* _WHAT YOU HAVE TO DO_: Reproduce nothing except the lines between the line with "What Plotly code" and the line with "fig = go.Figure()", both ends included, and please leave out pictures.

[Collection entries]
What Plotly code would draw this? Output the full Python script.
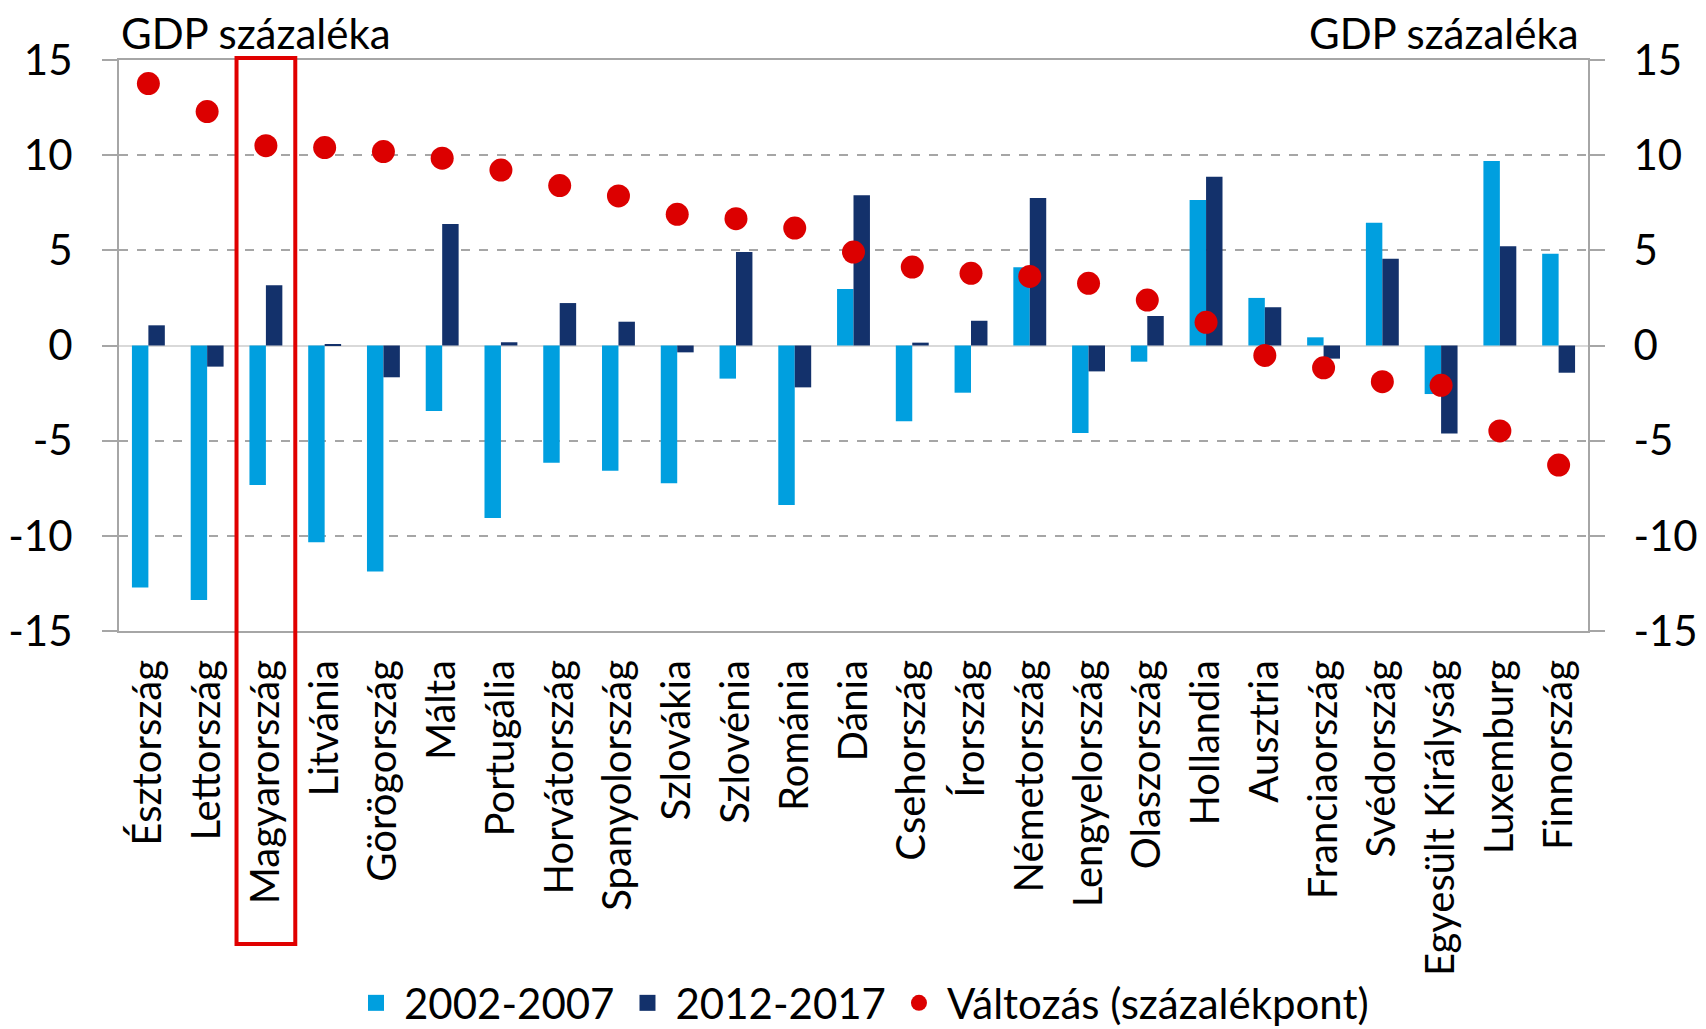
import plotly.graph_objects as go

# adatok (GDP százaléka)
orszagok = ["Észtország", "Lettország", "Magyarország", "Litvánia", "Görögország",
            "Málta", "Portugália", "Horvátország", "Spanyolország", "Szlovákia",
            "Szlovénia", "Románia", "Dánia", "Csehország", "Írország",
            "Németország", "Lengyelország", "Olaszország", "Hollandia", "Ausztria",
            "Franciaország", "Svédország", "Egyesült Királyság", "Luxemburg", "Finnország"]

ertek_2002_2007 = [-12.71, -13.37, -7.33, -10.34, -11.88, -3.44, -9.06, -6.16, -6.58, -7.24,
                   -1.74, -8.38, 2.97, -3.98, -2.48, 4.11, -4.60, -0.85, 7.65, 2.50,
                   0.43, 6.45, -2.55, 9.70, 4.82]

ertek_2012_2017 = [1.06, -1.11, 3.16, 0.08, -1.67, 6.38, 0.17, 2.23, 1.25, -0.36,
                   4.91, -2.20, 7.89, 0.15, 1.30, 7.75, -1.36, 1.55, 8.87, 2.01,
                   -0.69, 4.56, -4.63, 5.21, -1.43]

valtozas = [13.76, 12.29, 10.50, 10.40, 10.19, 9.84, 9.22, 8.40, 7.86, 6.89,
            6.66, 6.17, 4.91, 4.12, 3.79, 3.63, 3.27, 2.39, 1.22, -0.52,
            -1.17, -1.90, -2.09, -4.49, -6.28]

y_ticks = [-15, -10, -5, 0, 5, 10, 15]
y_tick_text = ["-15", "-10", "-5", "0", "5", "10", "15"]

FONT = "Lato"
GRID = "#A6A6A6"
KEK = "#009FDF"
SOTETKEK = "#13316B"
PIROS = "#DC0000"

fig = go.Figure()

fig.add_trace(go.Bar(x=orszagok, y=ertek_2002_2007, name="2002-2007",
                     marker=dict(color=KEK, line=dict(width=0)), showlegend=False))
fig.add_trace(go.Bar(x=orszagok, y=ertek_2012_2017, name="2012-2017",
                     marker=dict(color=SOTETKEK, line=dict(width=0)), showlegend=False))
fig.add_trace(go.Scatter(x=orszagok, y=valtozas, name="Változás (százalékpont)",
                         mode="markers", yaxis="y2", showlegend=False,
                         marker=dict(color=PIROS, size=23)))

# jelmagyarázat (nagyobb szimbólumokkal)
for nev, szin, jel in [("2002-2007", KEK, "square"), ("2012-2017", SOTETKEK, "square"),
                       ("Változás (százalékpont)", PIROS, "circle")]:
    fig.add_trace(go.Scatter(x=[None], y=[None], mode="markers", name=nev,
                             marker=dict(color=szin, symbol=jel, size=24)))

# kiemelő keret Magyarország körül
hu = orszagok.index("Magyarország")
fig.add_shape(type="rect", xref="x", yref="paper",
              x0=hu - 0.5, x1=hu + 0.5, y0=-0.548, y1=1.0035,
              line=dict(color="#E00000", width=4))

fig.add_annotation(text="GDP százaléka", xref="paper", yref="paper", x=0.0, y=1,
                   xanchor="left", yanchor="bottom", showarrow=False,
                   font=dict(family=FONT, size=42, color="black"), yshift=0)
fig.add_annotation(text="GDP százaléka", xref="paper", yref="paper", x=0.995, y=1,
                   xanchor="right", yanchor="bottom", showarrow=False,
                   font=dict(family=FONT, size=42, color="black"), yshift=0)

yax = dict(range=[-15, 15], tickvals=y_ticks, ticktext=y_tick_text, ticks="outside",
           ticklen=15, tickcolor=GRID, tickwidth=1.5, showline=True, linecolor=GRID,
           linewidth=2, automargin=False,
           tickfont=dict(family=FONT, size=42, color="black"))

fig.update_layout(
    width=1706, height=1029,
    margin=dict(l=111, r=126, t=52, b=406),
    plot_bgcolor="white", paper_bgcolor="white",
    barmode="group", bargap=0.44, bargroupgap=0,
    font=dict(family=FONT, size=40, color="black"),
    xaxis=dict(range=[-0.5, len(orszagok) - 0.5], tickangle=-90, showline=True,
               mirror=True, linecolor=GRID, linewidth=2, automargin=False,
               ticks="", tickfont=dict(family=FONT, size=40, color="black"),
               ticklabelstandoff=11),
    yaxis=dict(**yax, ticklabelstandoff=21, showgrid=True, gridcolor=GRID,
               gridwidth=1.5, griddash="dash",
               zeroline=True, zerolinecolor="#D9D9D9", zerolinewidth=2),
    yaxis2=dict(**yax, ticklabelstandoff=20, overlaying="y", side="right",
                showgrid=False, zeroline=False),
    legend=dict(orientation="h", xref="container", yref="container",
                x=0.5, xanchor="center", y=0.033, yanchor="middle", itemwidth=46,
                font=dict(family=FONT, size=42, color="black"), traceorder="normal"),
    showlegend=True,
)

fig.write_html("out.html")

---

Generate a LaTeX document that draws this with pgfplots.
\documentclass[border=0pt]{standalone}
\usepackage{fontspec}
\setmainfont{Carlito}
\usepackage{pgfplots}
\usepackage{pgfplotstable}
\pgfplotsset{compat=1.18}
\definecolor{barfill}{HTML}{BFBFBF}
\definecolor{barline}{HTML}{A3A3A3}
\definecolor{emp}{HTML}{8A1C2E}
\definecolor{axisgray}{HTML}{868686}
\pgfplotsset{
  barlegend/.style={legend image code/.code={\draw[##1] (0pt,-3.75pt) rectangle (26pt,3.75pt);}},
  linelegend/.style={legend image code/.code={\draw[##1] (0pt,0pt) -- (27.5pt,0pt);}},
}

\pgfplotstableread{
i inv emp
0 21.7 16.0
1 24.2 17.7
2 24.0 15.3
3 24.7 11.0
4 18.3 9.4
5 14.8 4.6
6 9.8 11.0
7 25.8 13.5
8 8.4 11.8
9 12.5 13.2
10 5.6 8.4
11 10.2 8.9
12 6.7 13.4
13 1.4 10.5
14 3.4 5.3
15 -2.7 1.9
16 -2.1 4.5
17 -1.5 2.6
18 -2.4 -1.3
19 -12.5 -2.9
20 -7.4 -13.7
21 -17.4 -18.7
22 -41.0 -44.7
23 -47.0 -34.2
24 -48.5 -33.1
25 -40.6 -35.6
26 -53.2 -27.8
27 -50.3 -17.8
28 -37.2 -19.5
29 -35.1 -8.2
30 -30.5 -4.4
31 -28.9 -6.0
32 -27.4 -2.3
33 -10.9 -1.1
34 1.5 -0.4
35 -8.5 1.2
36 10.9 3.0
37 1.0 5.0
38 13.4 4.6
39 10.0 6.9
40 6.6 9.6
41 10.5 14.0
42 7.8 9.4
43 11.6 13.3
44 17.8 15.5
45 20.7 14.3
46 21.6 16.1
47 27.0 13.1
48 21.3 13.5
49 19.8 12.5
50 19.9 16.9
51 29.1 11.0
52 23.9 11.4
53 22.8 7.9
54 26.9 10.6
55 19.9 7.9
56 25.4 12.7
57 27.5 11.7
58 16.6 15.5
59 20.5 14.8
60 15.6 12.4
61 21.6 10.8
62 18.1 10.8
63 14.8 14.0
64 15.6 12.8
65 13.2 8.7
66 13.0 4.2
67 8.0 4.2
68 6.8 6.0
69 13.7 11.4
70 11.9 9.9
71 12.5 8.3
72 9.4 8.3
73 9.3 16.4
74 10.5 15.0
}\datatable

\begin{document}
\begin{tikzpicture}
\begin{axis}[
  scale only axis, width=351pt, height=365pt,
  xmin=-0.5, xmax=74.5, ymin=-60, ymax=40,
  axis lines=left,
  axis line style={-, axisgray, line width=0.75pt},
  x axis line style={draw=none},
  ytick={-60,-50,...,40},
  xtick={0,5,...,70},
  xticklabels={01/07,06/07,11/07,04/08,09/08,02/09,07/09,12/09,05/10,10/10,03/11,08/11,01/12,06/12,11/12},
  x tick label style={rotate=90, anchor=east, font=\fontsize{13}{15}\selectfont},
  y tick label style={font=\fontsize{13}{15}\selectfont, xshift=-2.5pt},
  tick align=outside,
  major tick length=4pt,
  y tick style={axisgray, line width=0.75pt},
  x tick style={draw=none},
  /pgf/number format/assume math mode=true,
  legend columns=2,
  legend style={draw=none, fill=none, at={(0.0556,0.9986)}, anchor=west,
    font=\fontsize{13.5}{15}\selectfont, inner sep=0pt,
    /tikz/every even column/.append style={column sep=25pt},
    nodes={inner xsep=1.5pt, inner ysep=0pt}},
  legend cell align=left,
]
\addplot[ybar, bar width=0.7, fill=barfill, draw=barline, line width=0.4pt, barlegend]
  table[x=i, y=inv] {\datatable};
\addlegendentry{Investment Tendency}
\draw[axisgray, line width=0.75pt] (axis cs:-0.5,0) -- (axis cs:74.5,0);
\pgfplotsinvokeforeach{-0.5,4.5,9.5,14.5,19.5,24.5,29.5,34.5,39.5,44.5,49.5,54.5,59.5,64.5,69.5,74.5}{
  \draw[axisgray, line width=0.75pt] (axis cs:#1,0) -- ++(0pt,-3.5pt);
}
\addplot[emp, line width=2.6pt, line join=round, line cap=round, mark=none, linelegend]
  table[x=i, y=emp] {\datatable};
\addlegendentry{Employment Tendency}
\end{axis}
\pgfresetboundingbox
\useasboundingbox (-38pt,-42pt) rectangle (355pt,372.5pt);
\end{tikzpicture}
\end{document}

---

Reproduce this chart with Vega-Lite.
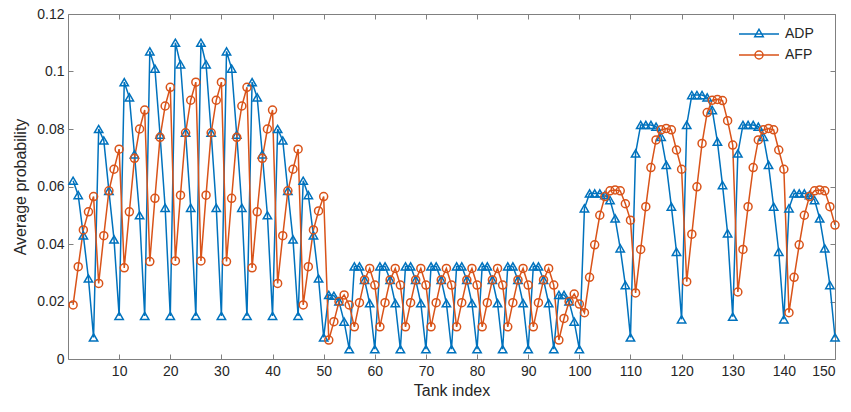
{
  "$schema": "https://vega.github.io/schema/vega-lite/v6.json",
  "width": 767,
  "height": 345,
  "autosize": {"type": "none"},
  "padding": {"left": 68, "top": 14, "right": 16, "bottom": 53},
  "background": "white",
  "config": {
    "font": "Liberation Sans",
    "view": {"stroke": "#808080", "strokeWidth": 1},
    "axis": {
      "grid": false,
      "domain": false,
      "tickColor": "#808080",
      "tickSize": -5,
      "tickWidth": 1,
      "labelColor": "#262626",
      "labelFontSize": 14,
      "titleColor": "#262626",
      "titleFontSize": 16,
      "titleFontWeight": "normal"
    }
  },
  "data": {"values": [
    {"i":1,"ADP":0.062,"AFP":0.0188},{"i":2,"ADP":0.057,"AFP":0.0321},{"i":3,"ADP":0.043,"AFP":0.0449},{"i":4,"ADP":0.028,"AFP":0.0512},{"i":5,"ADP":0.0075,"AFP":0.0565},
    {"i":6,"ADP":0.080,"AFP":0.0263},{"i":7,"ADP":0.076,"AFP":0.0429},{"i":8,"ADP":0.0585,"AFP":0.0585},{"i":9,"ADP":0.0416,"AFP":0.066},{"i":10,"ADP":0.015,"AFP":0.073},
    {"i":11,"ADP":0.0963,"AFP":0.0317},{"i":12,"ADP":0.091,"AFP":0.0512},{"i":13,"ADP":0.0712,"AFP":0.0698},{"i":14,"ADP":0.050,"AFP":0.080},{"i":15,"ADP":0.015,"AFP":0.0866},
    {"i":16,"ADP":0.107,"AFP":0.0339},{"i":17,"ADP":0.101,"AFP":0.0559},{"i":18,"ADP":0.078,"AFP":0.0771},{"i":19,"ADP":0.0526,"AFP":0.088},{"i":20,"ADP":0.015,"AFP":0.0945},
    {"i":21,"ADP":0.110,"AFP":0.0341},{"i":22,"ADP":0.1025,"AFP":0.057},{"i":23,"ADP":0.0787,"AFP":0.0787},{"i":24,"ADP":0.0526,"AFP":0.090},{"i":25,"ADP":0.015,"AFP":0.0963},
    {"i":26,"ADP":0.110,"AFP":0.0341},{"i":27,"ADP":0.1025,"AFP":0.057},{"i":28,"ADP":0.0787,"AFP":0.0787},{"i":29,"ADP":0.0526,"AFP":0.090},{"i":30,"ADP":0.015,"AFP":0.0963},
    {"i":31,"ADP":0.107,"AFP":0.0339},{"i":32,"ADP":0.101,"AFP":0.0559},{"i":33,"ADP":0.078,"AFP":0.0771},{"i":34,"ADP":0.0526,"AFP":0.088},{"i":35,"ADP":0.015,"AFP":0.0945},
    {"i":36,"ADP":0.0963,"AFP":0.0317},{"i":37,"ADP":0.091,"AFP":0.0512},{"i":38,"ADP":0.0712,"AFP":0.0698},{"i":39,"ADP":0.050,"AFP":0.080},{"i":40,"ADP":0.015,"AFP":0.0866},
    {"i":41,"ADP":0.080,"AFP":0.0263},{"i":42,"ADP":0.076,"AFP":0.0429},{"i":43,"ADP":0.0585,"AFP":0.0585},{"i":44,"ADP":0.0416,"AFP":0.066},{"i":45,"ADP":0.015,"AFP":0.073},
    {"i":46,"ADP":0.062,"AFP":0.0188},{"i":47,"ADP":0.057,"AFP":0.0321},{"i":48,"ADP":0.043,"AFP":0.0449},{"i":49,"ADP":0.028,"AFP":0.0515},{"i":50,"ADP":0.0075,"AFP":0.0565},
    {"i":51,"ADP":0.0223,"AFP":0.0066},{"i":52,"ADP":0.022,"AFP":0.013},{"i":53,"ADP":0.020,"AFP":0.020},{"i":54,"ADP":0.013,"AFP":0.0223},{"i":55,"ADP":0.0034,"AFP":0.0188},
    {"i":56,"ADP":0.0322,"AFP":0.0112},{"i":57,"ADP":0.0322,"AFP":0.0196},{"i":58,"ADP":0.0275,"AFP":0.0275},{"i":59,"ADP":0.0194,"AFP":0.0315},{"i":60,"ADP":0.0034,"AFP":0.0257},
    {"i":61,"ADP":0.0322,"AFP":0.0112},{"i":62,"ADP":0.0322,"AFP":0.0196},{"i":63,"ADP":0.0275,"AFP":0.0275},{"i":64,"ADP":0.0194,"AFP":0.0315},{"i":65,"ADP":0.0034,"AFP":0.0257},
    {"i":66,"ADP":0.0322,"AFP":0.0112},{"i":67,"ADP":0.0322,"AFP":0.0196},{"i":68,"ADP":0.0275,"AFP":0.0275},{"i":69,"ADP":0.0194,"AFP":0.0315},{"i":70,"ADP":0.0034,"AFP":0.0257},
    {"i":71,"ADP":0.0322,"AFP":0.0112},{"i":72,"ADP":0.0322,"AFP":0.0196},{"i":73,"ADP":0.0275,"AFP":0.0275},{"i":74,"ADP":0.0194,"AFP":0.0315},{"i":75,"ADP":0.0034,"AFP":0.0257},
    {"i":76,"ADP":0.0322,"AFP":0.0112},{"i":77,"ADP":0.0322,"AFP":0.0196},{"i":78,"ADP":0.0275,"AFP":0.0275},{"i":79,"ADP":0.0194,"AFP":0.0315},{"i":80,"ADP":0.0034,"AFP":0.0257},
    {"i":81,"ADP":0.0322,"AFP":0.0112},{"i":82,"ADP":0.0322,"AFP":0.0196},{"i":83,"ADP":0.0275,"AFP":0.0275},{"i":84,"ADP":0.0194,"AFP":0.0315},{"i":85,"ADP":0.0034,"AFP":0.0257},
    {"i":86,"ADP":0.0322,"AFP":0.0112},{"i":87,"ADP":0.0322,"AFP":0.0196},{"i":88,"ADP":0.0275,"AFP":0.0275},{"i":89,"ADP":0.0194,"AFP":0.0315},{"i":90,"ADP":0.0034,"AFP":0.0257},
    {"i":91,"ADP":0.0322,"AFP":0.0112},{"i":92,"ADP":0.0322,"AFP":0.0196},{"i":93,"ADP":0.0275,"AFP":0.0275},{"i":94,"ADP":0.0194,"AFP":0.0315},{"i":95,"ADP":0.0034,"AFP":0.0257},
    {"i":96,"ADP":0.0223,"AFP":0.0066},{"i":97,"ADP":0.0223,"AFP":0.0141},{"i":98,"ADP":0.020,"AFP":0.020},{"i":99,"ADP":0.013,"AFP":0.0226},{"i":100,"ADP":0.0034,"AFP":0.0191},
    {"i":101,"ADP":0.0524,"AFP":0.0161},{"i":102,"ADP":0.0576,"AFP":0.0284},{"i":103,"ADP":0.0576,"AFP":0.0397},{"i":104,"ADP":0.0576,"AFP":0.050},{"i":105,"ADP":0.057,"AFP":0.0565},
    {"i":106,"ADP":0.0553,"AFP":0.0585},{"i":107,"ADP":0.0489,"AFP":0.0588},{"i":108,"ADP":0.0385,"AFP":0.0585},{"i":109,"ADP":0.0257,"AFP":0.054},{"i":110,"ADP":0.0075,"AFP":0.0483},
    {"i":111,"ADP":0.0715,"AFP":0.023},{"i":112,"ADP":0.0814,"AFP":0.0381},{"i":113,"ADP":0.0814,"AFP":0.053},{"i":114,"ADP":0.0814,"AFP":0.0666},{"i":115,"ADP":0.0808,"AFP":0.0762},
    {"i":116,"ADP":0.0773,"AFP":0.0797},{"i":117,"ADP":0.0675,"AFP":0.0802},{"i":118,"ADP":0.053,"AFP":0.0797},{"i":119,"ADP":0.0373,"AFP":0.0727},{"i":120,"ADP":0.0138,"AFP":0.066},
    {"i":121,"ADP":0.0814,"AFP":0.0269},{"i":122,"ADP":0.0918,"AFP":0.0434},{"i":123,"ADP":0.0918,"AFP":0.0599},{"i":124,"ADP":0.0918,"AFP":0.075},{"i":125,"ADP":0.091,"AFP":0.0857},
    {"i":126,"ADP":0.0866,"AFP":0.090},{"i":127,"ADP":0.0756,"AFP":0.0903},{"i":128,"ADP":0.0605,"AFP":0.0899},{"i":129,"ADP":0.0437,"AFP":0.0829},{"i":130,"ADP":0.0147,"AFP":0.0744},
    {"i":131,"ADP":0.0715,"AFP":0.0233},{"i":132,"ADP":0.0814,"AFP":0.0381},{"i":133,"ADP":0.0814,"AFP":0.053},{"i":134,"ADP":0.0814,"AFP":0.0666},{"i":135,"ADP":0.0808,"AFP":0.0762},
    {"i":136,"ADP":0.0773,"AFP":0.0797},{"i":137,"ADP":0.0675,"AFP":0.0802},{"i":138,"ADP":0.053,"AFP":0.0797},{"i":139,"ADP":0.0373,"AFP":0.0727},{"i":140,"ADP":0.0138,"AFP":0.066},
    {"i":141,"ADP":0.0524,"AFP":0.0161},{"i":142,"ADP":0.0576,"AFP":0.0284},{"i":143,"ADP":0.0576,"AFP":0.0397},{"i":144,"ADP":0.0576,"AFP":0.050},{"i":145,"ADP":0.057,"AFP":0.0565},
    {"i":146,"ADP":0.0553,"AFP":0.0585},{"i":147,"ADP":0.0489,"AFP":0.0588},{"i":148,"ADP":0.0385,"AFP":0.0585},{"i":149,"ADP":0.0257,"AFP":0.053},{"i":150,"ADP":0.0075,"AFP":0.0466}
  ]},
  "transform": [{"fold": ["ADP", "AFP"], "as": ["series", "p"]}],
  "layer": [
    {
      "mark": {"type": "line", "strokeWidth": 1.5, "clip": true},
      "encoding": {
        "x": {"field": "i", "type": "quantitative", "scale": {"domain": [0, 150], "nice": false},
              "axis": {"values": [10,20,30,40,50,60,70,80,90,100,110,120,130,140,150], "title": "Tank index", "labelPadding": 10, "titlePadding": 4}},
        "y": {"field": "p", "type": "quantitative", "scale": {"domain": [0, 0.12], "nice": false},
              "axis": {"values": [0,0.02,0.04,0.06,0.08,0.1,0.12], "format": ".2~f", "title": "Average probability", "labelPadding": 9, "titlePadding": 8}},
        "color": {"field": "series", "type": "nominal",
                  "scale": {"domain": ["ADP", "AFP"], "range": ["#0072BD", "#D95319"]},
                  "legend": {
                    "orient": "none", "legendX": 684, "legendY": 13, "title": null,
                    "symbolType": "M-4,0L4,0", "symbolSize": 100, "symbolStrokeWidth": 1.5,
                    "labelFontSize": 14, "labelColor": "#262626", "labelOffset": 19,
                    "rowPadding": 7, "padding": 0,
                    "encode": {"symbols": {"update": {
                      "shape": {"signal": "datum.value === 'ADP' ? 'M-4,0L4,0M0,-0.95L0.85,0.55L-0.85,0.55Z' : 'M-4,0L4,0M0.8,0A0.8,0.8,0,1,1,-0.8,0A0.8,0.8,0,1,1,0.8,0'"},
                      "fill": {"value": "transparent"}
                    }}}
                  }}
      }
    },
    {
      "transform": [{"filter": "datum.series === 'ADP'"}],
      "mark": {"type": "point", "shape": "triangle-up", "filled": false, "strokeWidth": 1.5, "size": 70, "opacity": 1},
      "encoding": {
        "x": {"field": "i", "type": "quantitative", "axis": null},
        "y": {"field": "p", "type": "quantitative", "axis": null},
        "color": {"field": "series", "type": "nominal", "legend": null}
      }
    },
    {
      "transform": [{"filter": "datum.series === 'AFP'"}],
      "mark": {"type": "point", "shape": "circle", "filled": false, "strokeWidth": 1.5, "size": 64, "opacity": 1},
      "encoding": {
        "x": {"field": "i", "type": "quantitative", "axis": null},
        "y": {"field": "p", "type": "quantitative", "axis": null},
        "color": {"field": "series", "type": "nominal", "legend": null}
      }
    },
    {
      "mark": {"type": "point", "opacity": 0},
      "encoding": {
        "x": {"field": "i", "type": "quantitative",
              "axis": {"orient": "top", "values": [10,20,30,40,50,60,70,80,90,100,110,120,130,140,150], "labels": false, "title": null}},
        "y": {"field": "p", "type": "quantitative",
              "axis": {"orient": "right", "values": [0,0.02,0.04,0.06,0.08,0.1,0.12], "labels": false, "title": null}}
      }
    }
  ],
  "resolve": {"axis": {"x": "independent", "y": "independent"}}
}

* _RIGHT ANSWER_:
What Plotly code would draw this? Output the full Python script.
import plotly.graph_objects as go

# adatok (GDP százaléka)
orszagok = ["Észtország", "Lettország", "Magyarország", "Litvánia", "Görögország",
            "Málta", "Portugália", "Horvátország", "Spanyolország", "Szlovákia",
            "Szlovénia", "Románia", "Dánia", "Csehország", "Írország",
            "Németország", "Lengyelország", "Olaszország", "Hollandia", "Ausztria",
            "Franciaország", "Svédország", "Egyesült Királyság", "Luxemburg", "Finnország"]

ertek_2002_2007 = [-12.71, -13.37, -7.33, -10.34, -11.88, -3.44, -9.06, -6.16, -6.58, -7.24,
                   -1.74, -8.38, 2.97, -3.98, -2.48, 4.11, -4.60, -0.85, 7.65, 2.50,
                   0.43, 6.45, -2.55, 9.70, 4.82]

ertek_2012_2017 = [1.06, -1.11, 3.16, 0.08, -1.67, 6.38, 0.17, 2.23, 1.25, -0.36,
                   4.91, -2.20, 7.89, 0.15, 1.30, 7.75, -1.36, 1.55, 8.87, 2.01,
                   -0.69, 4.56, -4.63, 5.21, -1.43]

valtozas = [13.76, 12.29, 10.50, 10.40, 10.19, 9.84, 9.22, 8.40, 7.86, 6.89,
            6.66, 6.17, 4.91, 4.12, 3.79, 3.63, 3.27, 2.39, 1.22, -0.52,
            -1.17, -1.90, -2.09, -4.49, -6.28]

y_ticks = [-15, -10, -5, 0, 5, 10, 15]
y_tick_text = ["-15", "-10", "-5", "0", "5", "10", "15"]

FONT = "Lato"
GRID = "#A6A6A6"
KEK = "#009FDF"
SOTETKEK = "#13316B"
PIROS = "#DC0000"

fig = go.Figure()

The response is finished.